Exercise
Return the lines below exactly, from the first line to the line that contains "const colors = ['#0000ff', '#800080', '#ff0000'];". Leave out pictures.

Data provided
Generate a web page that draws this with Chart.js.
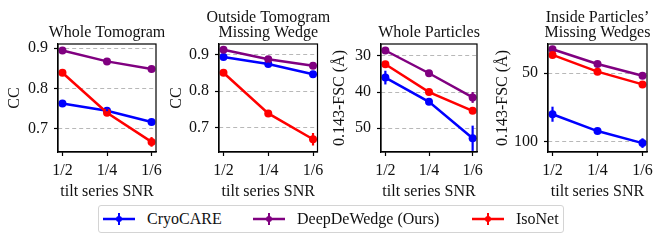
<!DOCTYPE html>
<html>
<head>
<meta charset="utf-8">
<script src="https://cdn.jsdelivr.net/npm/chart.js@4.4.1/dist/chart.umd.min.js"></script>
<style>
html, body { margin: 0; padding: 0; background: #fff; }
body { width: 663px; height: 243px; position: relative; overflow: hidden; font-family: "Liberation Serif", serif; }
canvas { position: absolute; top: 0; }
#legend { position: absolute; left: 98px; top: 205px; width: 466px; height: 28px; border: 1px solid #d4d4d4; border-radius: 3px; box-sizing: border-box; }
.item { position: absolute; top: 0; height: 100%; display: flex; align-items: center; font-size: 16px; color: #111; white-space: nowrap; }
.item svg { margin-right: 12px; }
</style>
</head>
<body>
<canvas id="c1" width="168" height="200" style="left:0px"></canvas>
<canvas id="c2" width="168" height="200" style="left:162px"></canvas>
<canvas id="c3" width="164" height="200" style="left:325px"></canvas>
<canvas id="c4" width="175" height="200" style="left:488px"></canvas>
<div id="legend"></div>
<script>
// x categories
const snrLabels = ['1/2', '1/4', '1/6'];
const methods = ['CryoCARE', 'DeepDeWedge (Ours)', 'IsoNet'];
const colors = ['#0000ff', '#800080', '#ff0000'];

// Whole Tomogram (CC)
const wholeTomoCryo = [0.763, 0.745, 0.717];
const wholeTomoDdw = [0.894, 0.867, 0.848];
const wholeTomoIso = [0.839, 0.740, 0.668];
const wholeTomoCryoErr = [0.004, 0.004, 0.005];
const wholeTomoDdwErr = [0.003, 0.003, 0.003];
const wholeTomoIsoErr = [0.003, 0.004, 0.012];

// Outside Tomogram Missing Wedge (CC)
const outsideMwCryo = [0.894, 0.875, 0.847];
const outsideMwDdw = [0.914, 0.888, 0.870];
const outsideMwIso = [0.851, 0.739, 0.668];
const outsideMwCryoErr = [0.004, 0.004, 0.004];
const outsideMwDdwErr = [0.003, 0.003, 0.003];
const outsideMwIsoErr = [0.004, 0.004, 0.017];

// Whole Particles (0.143-FSC, Angstrom)
const wholePartCryo = [36.0, 42.7, 52.8];
const wholePartDdw = [28.5, 34.8, 41.5];
const wholePartIso = [32.3, 40.0, 45.2];
const wholePartCryoErr = [1.9, 0.8, 3.5];
const wholePartDdwErr = [0.5, 0.8, 1.5];
const wholePartIsoErr = [0.4, 0.4, 0.5];

// Inside Particles' Missing Wedges (0.143-FSC, Angstrom)
const insideMwCryo = [80.1, 92.4, 101.2];
const insideMwDdw = [32.6, 43.4, 52.0];
const insideMwIso = [36.8, 49.0, 58.3];
const insideMwCryoErr = [5.5, 1.0, 3.5];
const insideMwDdwErr = [0.8, 0.6, 0.8];
const insideMwIsoErr = [0.6, 0.6, 0.8];

// y tick labels
const ccTicks = [0.7, 0.8, 0.9];
const fscTicksWhole = [30, 40, 50];
const fscTicksInside = [50, 100];

const serif = '"Liberation Serif", "Times New Roman", serif';

// draws vertical error bars from the dataset's errors array
const errorBars = {
    id: 'errorBars',
    afterDatasetsDraw(chart) {
        const ctx = chart.ctx;
        const xs = chart.scales.x, ys = chart.scales.y;
        ctx.save();
        ctx.beginPath();
        ctx.rect(chart.chartArea.left, chart.chartArea.top, chart.chartArea.width, chart.chartArea.height);
        ctx.clip();
        chart.data.datasets.forEach(ds => {
            ctx.strokeStyle = ds.borderColor;
            ctx.lineWidth = 2.2;
            ds.data.forEach((p, i) => {
                const e = ds.errors[i];
                const px = xs.getPixelForValue(p.x);
                ctx.beginPath();
                ctx.moveTo(px, ys.getPixelForValue(p.y - e));
                ctx.lineTo(px, ys.getPixelForValue(p.y + e));
                ctx.stroke();
            });
        });
        ctx.restore();
    }
};

// full box around the plot + panel title centred over the plot area
const frame = {
    id: 'frame',
    afterDraw(chart, args, opts) {
        const a = chart.chartArea, ctx = chart.ctx;
        ctx.save();
        ctx.strokeStyle = '#000';
        ctx.lineWidth = 1.2;
        ctx.strokeRect(a.left, a.top, a.right - a.left, a.bottom - a.top);
        ctx.fillStyle = '#111';
        ctx.font = '16px ' + serif;
        ctx.textAlign = 'center';
        ctx.textBaseline = 'alphabetic';
        const lines = opts.lines || [];
        const cx = (a.left + a.right) / 2;
        lines.forEach((t, i) => {
            const base = a.top - 7.5 - (lines.length - 1 - i) * 15;
            ctx.fillText(t, cx, base);
        });
        ctx.restore();
    }
};

function makePanel(id, p) {
    const canvas = document.getElementById(id);
    const series = [p.cryo, p.ddw, p.iso];
    const errs = [p.cryoErr, p.ddwErr, p.isoErr];
    const datasets = series.map((vals, k) => ({
        label: methods[k],
        data: vals.map((v, i) => ({ x: i, y: v })),
        errors: errs[k],
        borderColor: colors[k],
        backgroundColor: colors[k],
        borderWidth: 2.5,
        pointRadius: 4,
        pointHoverRadius: 4,
        pointBorderWidth: 0,
        tension: 0,
        order: 3 - k
    }));
    new Chart(canvas, {
        type: 'line',
        data: { datasets },
        options: {
            responsive: false,
            animation: false,
            events: [],
            layout: { padding: { left: 0, top: 44, bottom: 0, right: canvas.width - p.plotRight } },
            plugins: {
                legend: { display: false },
                tooltip: { enabled: false },
                frame: { lines: p.title }
            },
            scales: {
                x: {
                    type: 'linear',
                    min: -0.1,
                    max: 2.1,
                    afterBuildTicks: s => { s.ticks = snrLabels.map((_, i) => ({ value: i })); },
                    afterFit: s => { s.height = 48; },
                    ticks: {
                        callback: v => snrLabels[v],
                        color: '#111',
                        padding: 5,
                        maxRotation: 0,
                        font: { family: serif, size: 16 }
                    },
                    grid: { drawOnChartArea: false, tickLength: 4, tickColor: '#000', tickWidth: 1.2 },
                    border: { color: '#000', width: 1.2 },
                    title: {
                        display: true,
                        text: 'tilt series SNR',
                        color: '#111',
                        font: { family: serif, size: 16, lineHeight: 1 },
                        padding: { top: 0, bottom: 0 }
                    }
                },
                y: {
                    type: 'linear',
                    min: p.yMin,
                    max: p.yMax,
                    reverse: p.reverse,
                    afterBuildTicks: s => { s.ticks = p.ticks.map(v => ({ value: v })); },
                    afterFit: s => { s.width = p.plotLeft; },
                    ticks: {
                        callback: v => p.fmt(v),
                        color: '#111',
                        padding: 6,
                        font: { family: serif, size: 16 }
                    },
                    grid: { color: '#b8b8b8', lineWidth: 1, tickLength: 4, tickColor: '#000', tickWidth: 1.2 },
                    border: { color: '#000', width: 1.2, dash: [4, 3] },
                    title: {
                        display: true,
                        text: p.yTitle,
                        color: '#111',
                        font: { family: serif, size: 16, lineHeight: 1 },
                        padding: { top: 7, bottom: 0 }
                    }
                }
            }
        },
        plugins: [errorBars, frame]
    });
}

// plotLeft / plotRight are relative to each canvas
makePanel('c1', {
    title: ['Whole Tomogram'], yTitle: 'CC',
    cryo: wholeTomoCryo, ddw: wholeTomoDdw, iso: wholeTomoIso,
    cryoErr: wholeTomoCryoErr, ddwErr: wholeTomoDdwErr, isoErr: wholeTomoIsoErr,
    yMin: 0.643, yMax: 0.910, reverse: false, ticks: ccTicks, fmt: v => v.toFixed(1),
    plotLeft: 58, plotRight: 156
});
makePanel('c2', {
    title: ['Outside Tomogram', 'Missing Wedge'], yTitle: 'CC',
    cryo: outsideMwCryo, ddw: outsideMwDdw, iso: outsideMwIso,
    cryoErr: outsideMwCryoErr, ddwErr: outsideMwDdwErr, isoErr: outsideMwIsoErr,
    yMin: 0.633, yMax: 0.930, reverse: false, ticks: ccTicks, fmt: v => v.toFixed(1),
    plotLeft: 57, plotRight: 155.5
});
makePanel('c3', {
    title: ['Whole Particles'], yTitle: '0.143-FSC (Å)',
    cryo: wholePartCryo, ddw: wholePartDdw, iso: wholePartIso,
    cryoErr: wholePartCryoErr, ddwErr: wholePartDdwErr, isoErr: wholePartIsoErr,
    yMin: 26.7, yMax: 56.6, reverse: true, ticks: fscTicksWhole, fmt: v => String(v),
    plotLeft: 56, plotRight: 152
});
makePanel('c4', {
    title: ['Inside Particles\u2019', 'Missing Wedges'], yTitle: '0.143-FSC (Å)',
    cryo: insideMwCryo, ddw: insideMwDdw, iso: insideMwIso,
    cryoErr: insideMwCryoErr, ddwErr: insideMwDdwErr, isoErr: insideMwIsoErr,
    yMin: 28.8, yMax: 107.7, reverse: true, ticks: fscTicksInside, fmt: v => String(v),
    plotLeft: 60, plotRight: 159
});

// shared legend below the panels
const legend = document.getElementById('legend');
const itemLeft = [4, 154, 373];
methods.forEach((name, k) => {
    const c = colors[k];
    const el = document.createElement('div');
    el.className = 'item';
    el.style.left = itemLeft[k] + 'px';
    el.innerHTML =
        '<svg width="32" height="14" viewBox="0 0 32 14">' +
        '<line x1="0" y1="7" x2="32" y2="7" stroke="' + c + '" stroke-width="2.5"/>' +
        '<line x1="16" y1="1" x2="16" y2="13" stroke="' + c + '" stroke-width="2"/>' +
        '<circle cx="16" cy="7" r="3" fill="' + c + '"/></svg>' +
        '<span>' + name + '</span>';
    legend.appendChild(el);
});
</script>
</body>
</html>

Result of this task
Generate a web page that draws this with Chart.js.
<!DOCTYPE html>
<html>
<head>
<meta charset="utf-8">
<script src="https://cdn.jsdelivr.net/npm/chart.js@4.4.1/dist/chart.umd.min.js"></script>
<style>
html, body { margin: 0; padding: 0; background: #fff; }
body { width: 663px; height: 243px; position: relative; overflow: hidden; font-family: "Liberation Serif", serif; }
canvas { position: absolute; top: 0; }
#legend { position: absolute; left: 98px; top: 205px; width: 466px; height: 28px; border: 1px solid #d4d4d4; border-radius: 3px; box-sizing: border-box; }
.item { position: absolute; top: 0; height: 100%; display: flex; align-items: center; font-size: 16px; color: #111; white-space: nowrap; }
.item svg { margin-right: 12px; }
</style>
</head>
<body>
<canvas id="c1" width="168" height="200" style="left:0px"></canvas>
<canvas id="c2" width="168" height="200" style="left:162px"></canvas>
<canvas id="c3" width="164" height="200" style="left:325px"></canvas>
<canvas id="c4" width="175" height="200" style="left:488px"></canvas>
<div id="legend"></div>
<script>
// x categories
const snrLabels = ['1/2', '1/4', '1/6'];
const methods = ['CryoCARE', 'DeepDeWedge (Ours)', 'IsoNet'];
const colors = ['#0000ff', '#800080', '#ff0000'];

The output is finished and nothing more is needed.